If we agree with these definitions, it means video and images edited with existing software like Adobe Photoshop and After Effects aren’t deepfakes. But, as Patrini pointed out, this isn’t a reliable rule. For a start, programs like this already automate at least some part of the editing process, and they’ll soon be offering AI-powered features as well. (Adobe, for example, has showed off a number of AI editing tools currently in development.)
The experts also added that intent wasn’t part of the definition — it doesn’t matter whether someone is trying to deceive you to make something a deepfake or not. However, this doesn’t seem like the whole picture, and perhaps the potential to deceive is part of the equation. For example, Snapchat uses AI techniques to apply filters to peoples’ faces and we don’t call those deepfakes. Ditto Apple’s animoji, which you could call “cartoon deepfake puppetry” if you were feeling obtuse.
Looking at these counter examples, it seems that when we talk about “deepfakes” we are talking about content which has the potential to deceive someone, and perhaps meaningfully affect their lives. This could be by swaying their political opinions, or being used in a courtroom as false evidence. Or, in the case of pornographic deepfakes, it affects the people targeted, while the people making them want to believe they’re real for personal gratification.

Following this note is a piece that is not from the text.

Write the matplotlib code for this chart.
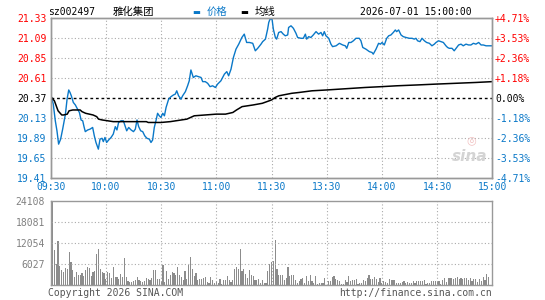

This would give you the definition of deepfakes that sits in the middle of a Venn diagram comprised of three circles labeled “AI,” “automated,” and “potentially deceptive.” Even then, though, you can come up with edge cases that don’t fit.
“I’m more worried about what this does to authentic content.”
And if that’s the case, why quibble about it at all? Well, if we can’t agree on what a deepfake is and is not, it makes the subject difficult to talk about. And all the experts in this area say an informed citizenry is vital in combatting any future harms from this tech. There’s also the danger that if we deploy the term “deepfake” too casually and too loosely, it will become omnipresent; a cultural force that looms larger than the technology’s actual impact. That means people who want to deceive us can co-opt it, using the term (and people’s vague familiarity with it) to cast doubt on evidence they don’t like they look of. This is arguably what happened with “fake news.”
Speaking to The Verge, Hany Farid, an expert in digital forensics at Dartmouth College, stressed that this was perhaps the greatest near-term danger. “I’m more worried about what this does to authentic content,” said Farid. “Think about Donald Trump. If that audio recording of him saying he grabbed a woman was released today, he would have plausible deniability. He could say ‘someone could have synthesized this’ and what’s more, he would have a fair point.”
Having a widely agreed upon definition of what a deepfake is will not protect against this sort of scenario, of course. But, if the most dire predictions are to be believed, and if we are heading toward a world where any audiovisual content can be faked, leading to distrust in the media, courts, and other public institutions, then a clear definition would at least help public discussion of these issues. If we can’t even speak the same language, we’ll lose trust in one another even more quickly.
Update Monday June 11th: Updated to include information about how the Belgian “deepfake” was made.